In a Google Zero world, publishers need to think beyond search rankings. They need direct audiences, newsletters, communities, apps, social distribution, brand trust, and content that cannot be easily compressed into a short AI answer.
Quick factual content is most vulnerable. A basic definition, a simple comparison, a release date, a price, or a “what happened?” summary can be answered instantly by AI. Deeper reporting, original interviews, strong opinions, unique visuals, data analysis, reviews, and personality-driven writing are harder to replace.
The future of publishing may belong less to sites that simply answer questions and more to sites that give readers a reason to care who is answering.
The Web Is Not Dead, But It Is Being Rewritten
Google Zero does not mean every website disappears. People will still read analysis, watch videos, follow personalities, join communities, and seek trusted sources. But the lazy version of the web — endless SEO pages built only to catch search traffic — is in trouble.

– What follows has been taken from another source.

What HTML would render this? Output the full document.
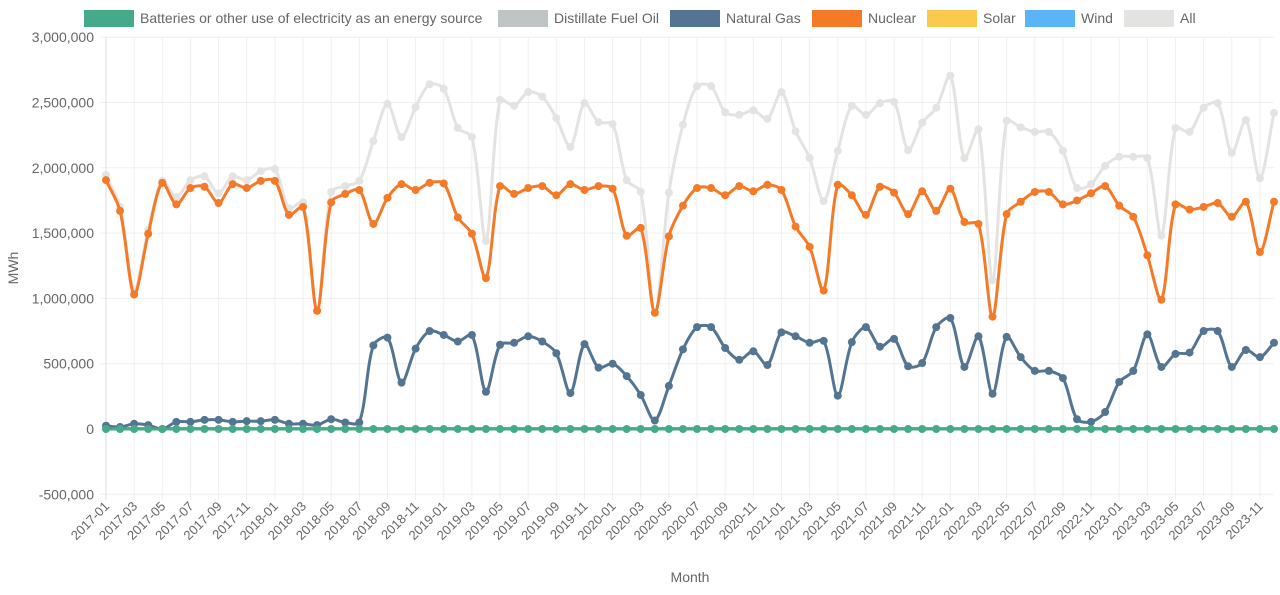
<!DOCTYPE html>
<html><head><meta charset="utf-8"><style>
body{margin:0;background:#fff;font-family:"Liberation Sans",sans-serif;}
svg text{font-family:"Liberation Sans",sans-serif;fill:#666;}
</style></head><body>
<svg id="chart" width="1280" height="590" xmlns="http://www.w3.org/2000/svg">
<g id="legend"></g>
<g id="grid"></g>
<g id="axes"></g>
<g id="series"></g>
<text x="18" y="268" font-size="14" text-anchor="middle" transform="rotate(-90 18 268)">MWh</text>
<text x="690" y="582" font-size="14" text-anchor="middle">Month</text>
</svg>
<script>
const months=[];for(let y=2017;y<=2023;y++)for(let m=1;m<=12;m++)months.push(y+'-'+String(m).padStart(2,'0'));
const yTicks=[-500000,0,500000,1000000,1500000,2000000,2500000,3000000];
const nuclear=[1906,1670,1030,1495,1885,1720,1845,1855,1730,1875,1845,1900,1900,1640,1700,905,1735,1800,1830,1570,1770,1875,1830,1885,1880,1620,1495,1155,1860,1800,1845,1860,1790,1875,1830,1860,1840,1480,1540,890,1475,1710,1845,1845,1790,1860,1820,1870,1830,1550,1395,1060,1870,1790,1640,1855,1810,1645,1820,1670,1840,1585,1570,860,1645,1740,1815,1815,1720,1750,1805,1860,1710,1625,1330,990,1720,1680,1700,1730,1625,1740,1355,1740].map(v=>v*1000);
const gas=[25,15,40,30,0,55,55,70,70,55,60,60,70,40,40,30,75,50,50,640,700,355,615,750,720,670,720,285,645,660,710,670,580,275,650,470,500,405,260,65,330,610,780,780,620,530,595,490,740,710,660,675,255,665,780,630,690,480,505,780,850,475,710,270,705,550,445,445,390,75,55,130,360,445,725,475,575,585,750,750,475,605,550,660].map(v=>v*1000);
const all=[1945,1700,1060,1525,1900,1775,1905,1935,1805,1935,1905,1975,1990,1690,1735,910,1815,1860,1900,2205,2490,2235,2465,2640,2605,2305,2235,1440,2520,2475,2580,2545,2380,2160,2495,2350,2335,1905,1815,890,1810,2330,2625,2625,2425,2405,2440,2375,2580,2280,2075,1745,2130,2475,2405,2495,2505,2135,2345,2460,2705,2075,2295,1140,2360,2310,2275,2275,2130,1845,1875,2015,2085,2085,2075,1480,2305,2275,2460,2495,2115,2365,1920,2420].map(v=>v*1000);
const batteries=months.map(()=>0);
const wind=months.map(()=>4000);
const distillate=months.map(()=>1000);
const solar=months.map(()=>0);
const legendNames=["Batteries or other use of electricity as an energy source","Distillate Fuel Oil","Natural Gas","Nuclear","Solar","Wind","All"];
const legendColors=["#45aa8a","#bfc5c4","#537591","#f47a28","#fbc94d","#5ab4f5","#e3e3e1"];
const legendX=[84,498,670,812,927,1025,1124];

const NS="http://www.w3.org/2000/svg";
const X0=106,X1=1274,Y0=429,PX=65.3/500000;
const xs=i=>X0+(X1-X0)*i/(months.length-1);
const ys=v=>Y0-v*PX;
function el(t,a,p){const e=document.createElementNS(NS,t);for(const k in a)e.setAttribute(k,a[k]);p.appendChild(e);return e;}
const L=document.getElementById('legend'),G=document.getElementById('grid'),A=document.getElementById('axes'),S=document.getElementById('series');
legendNames.forEach((n,i)=>{
  const r=el('rect',{x:legendX[i],y:10,width:50,height:17,fill:legendColors[i]},L);
  
  
  const t=el('text',{x:legendX[i]+56,y:23,'font-size':14},L);t.textContent=n;
  
  
});
yTicks.forEach(v=>{
  const l=el('line',{x1:100,x2:X1,y1:ys(v),y2:ys(v),stroke:v===0?'#e6e6e6':'#efefef','stroke-width':1},G);
  
  
  const t=el('text',{x:94,y:ys(v)+5,'font-size':14,'text-anchor':'end'},A);t.textContent=v.toLocaleString('en-US');
  
  
});
months.forEach((m,i)=>{
  if(i%2)return;
  const x=xs(i);
  const l=el('line',{x1:x,x2:x,y1:ys(3000000),y2:500,stroke:i===0?'#ddd':'#efefef','stroke-width':1},G);
  
  
  const t=el('text',{x:x+4,y:507,'font-size':13,'text-anchor':'end',transform:`rotate(-45 ${x+4} 507)`},A);t.textContent=m;
  
  
});
function path(vals){
  const p=vals.map((v,i)=>[xs(i),ys(v)]);const T=0.3;let d=`M${p[0][0]},${p[0][1]}`;
  const cp=p.map((c,i)=>{const a=p[Math.max(0,i-1)],b=p[Math.min(p.length-1,i+1)];
    const d01=Math.hypot(c[0]-a[0],c[1]-a[1]),d12=Math.hypot(b[0]-c[0],b[1]-c[1]);
    let fa=d01/(d01+d12||1),fb=d12/(d01+d12||1);fa=fa*T;fb=fb*T;
    return [[c[0]-fa*(b[0]-a[0]),c[1]-fa*(b[1]-a[1])],[c[0]+fb*(b[0]-a[0]),c[1]+fb*(b[1]-a[1])]];});
  for(let i=1;i<p.length;i++){const c1=cp[i-1][1],c2=cp[i][0];d+=`C${c1[0]},${c1[1]} ${c2[0]},${c2[1]} ${p[i][0]},${p[i][1]}`;}
  return d;
}
function series(name,vals,color,dots){
  const g=el('g',{},S);
  
  
  const pa=el('path',{d:path(vals),fill:'none',stroke:color,'stroke-width':3},g);
  
  
  if(dots)vals.forEach((v,i)=>{
    const c=el('circle',{cx:xs(i),cy:ys(v),r:4,fill:color},g);
    
    
  });
}
series('all',all,'#e3e3e1',true);
series('distillate',distillate,'#bfc5c4',false);
series('solar',solar,'#fbc94d',false);
series('wind',wind,'#5ab4f5',false);
series('nuclear',nuclear,'#f47a28',true);
series('natural-gas',gas,'#537591',true);
series('batteries',batteries,'#45aa8a',true);
</script>
</body></html>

The real danger is that good publishers get caught in the same collapse.
If Google becomes the place where people ask, read, compare, summarize, and decide, then the open web becomes less visible. Fewer clicks means fewer independent sites. Fewer independent sites means fewer original sources for AI to summarize. Eventually, the answer engine starts eating the ecosystem that feeds it.
That is why Google Zero is not just an SEO problem. It is a web problem.
The internet was built on links. Google became powerful by organizing them. Now, with AI search, it may be moving toward a future where the links still exist, but users no longer need to follow them.
And for publishers, that may be the scariest version of Google yet.